İdlib’deki ateşkesin bozulması ya da Cenevre’de ipe un serilmesi karşısında “Şam, Moskova’yı dinlemiyor” diye kendini ele veren yakınmaların arkasında Suriye’nin kendi egemenlik alanlarını koruma direnci yatıyor.

Elbette korkunç bir baskı var, savaşın yükü, ekonomideki çöküş Suriye’yi kımıldayamaz hale getiriyor. Moskova açısından baktığımızda Suriye savaşı Rusların Ortadoğu’ya dönüşüne vesile oldu. Ortağına sadakatini gösterip Amerikan ittifak düzenine çomak soktu. Güç gösterisi Rusya’nın epey zaman önce çekildiği denklemlere yeniden girmesine imkan verdi. Suriye’yi geliştirdiği silahlar için bir vitrin olarak da kullandı. Bu dönüş Rusya’ya Körfez’de ilişkilerini çeşitlendirme fırsatları da sundu. Soğuk Savaş döneminde edinmiş olduğu Tartus Deniz Üssünü geliştirmekle kalmayıp Himeymim’de hava üssü kurdu. Bu Rusya’nın Akdeniz’deki manevra alanını güçlendirirken Libya ve diğer Afrika ülkelerindeki operasyonlarında burayı sıçrama tahtasına da dönüştürdü.

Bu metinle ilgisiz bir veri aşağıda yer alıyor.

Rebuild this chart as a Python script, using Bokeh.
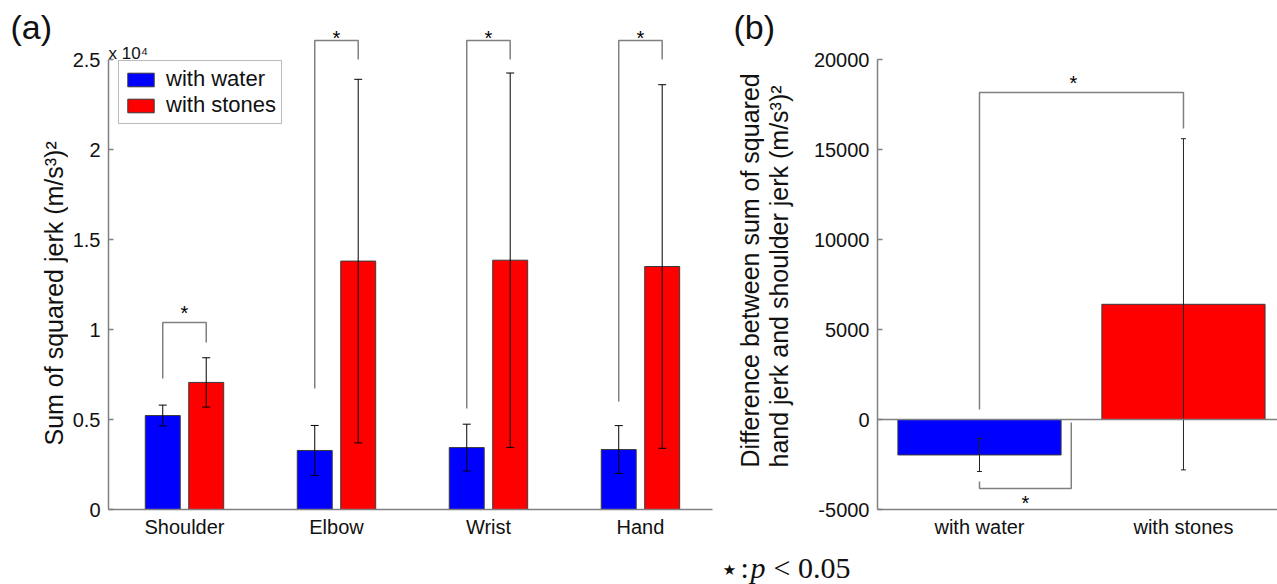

Tabii Rusya da zor bir dönemeçte. Bir tarafta Türkiye ile bundan sonra yol almak kolay değil. Türkiye askeri varlığını ve milislere desteğini stratejik hedefler için kullanıyor. İstediğini almadıkça Rusya’nın işini zorlaştırmaya ve ABD’ye ortaklık önermeye devam edecektir. Erdoğan’ın Bloomberg’e yazdığı yazıda ortaya koyduğu üç seçenek Cumhurbaşkanının 2012 bandından hâlâ çıkamadığını gösteriyor. ABD ve Avrupalı müttefiklere bizi desteklerseniz Suriye’de yarım kalan işi bitiririz diyor. Suriye’de başkalarının parası ve silahıyla asker olmaya hazır bir ülke görüntüsü veriyor. Bu felaket bir durum aslında.

Bahislerin hâlâ açık olduğunu gören Rusya da bu ikili oyunun farkında olarak hareket ediyor. Petrol istasyonlarını cehenneme çevirmesi Erdoğan’ın Biden’ı Suriye’de kendi oyununa çekme arayışına bir yanıt olarak duruyor.